# WHAT YOU NEED TO DO
Restate the data exactly as given and keep the pictures out.

☆ ☆ ☆ ☆ ☆

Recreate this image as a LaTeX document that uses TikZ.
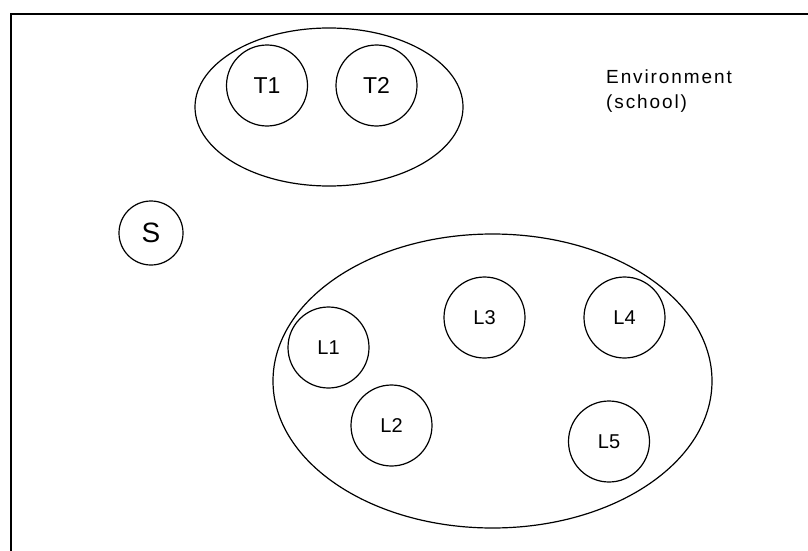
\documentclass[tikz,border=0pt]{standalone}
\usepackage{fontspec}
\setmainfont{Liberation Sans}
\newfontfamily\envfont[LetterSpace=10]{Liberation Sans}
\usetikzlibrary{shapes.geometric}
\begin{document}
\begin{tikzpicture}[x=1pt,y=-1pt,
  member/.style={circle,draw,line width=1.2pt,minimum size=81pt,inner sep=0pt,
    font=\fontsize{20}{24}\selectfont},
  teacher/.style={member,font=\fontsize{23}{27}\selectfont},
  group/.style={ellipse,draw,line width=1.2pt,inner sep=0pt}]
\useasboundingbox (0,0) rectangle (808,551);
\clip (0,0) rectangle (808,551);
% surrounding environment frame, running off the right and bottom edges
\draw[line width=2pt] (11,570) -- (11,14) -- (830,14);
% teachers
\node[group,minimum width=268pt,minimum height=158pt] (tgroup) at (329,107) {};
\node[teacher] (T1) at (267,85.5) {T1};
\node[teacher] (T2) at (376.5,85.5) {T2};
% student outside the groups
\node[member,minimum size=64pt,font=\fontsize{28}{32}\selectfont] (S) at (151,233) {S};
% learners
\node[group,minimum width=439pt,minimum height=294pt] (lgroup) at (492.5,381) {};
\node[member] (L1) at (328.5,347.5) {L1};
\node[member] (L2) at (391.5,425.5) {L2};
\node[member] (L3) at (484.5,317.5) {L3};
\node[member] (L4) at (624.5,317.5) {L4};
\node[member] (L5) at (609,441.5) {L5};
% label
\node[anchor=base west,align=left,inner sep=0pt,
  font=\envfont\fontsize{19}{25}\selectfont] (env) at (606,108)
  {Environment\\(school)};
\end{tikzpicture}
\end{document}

☆ ☆ ☆ ☆ ☆

# WRITTEN ANSWER
Recreate this image as a LaTeX document that uses TikZ.
\documentclass[tikz,border=0pt]{standalone}
\usepackage{fontspec}
\setmainfont{Liberation Sans}
\newfontfamily\envfont[LetterSpace=10]{Liberation Sans}
\usetikzlibrary{shapes.geometric}
\begin{document}
\begin{tikzpicture}[x=1pt,y=-1pt,
  member/.style={circle,draw,line width=1.2pt,minimum size=81pt,inner sep=0pt,
    font=\fontsize{20}{24}\selectfont},
  teacher/.style={member,font=\fontsize{23}{27}\selectfont},
  group/.style={ellipse,draw,line width=1.2pt,inner sep=0pt}]
\useasboundingbox (0,0) rectangle (808,551);
\clip (0,0) rectangle (808,551);
% surrounding environment frame, running off the right and bottom edges
\draw[line width=2pt] (11,570) -- (11,14) -- (830,14);
% teachers
\node[group,minimum width=268pt,minimum height=158pt] (tgroup) at (329,107) {};
\node[teacher] (T1) at (267,85.5) {T1};
\node[teacher] (T2) at (376.5,85.5) {T2};
% student outside the groups
\node[member,minimum size=64pt,font=\fontsize{28}{32}\selectfont] (S) at (151,233) {S};
% learners
\node[group,minimum width=439pt,minimum height=294pt] (lgroup) at (492.5,381) {};
\node[member] (L1) at (328.5,347.5) {L1};
\node[member] (L2) at (391.5,425.5) {L2};
\node[member] (L3) at (484.5,317.5) {L3};
\node[member] (L4) at (624.5,317.5) {L4};
\node[member] (L5) at (609,441.5) {L5};
% label
\node[anchor=base west,align=left,inner sep=0pt,
  font=\envfont\fontsize{19}{25}\selectfont] (env) at (606,108)
  {Environment\\(school)};
\end{tikzpicture}
\end{document}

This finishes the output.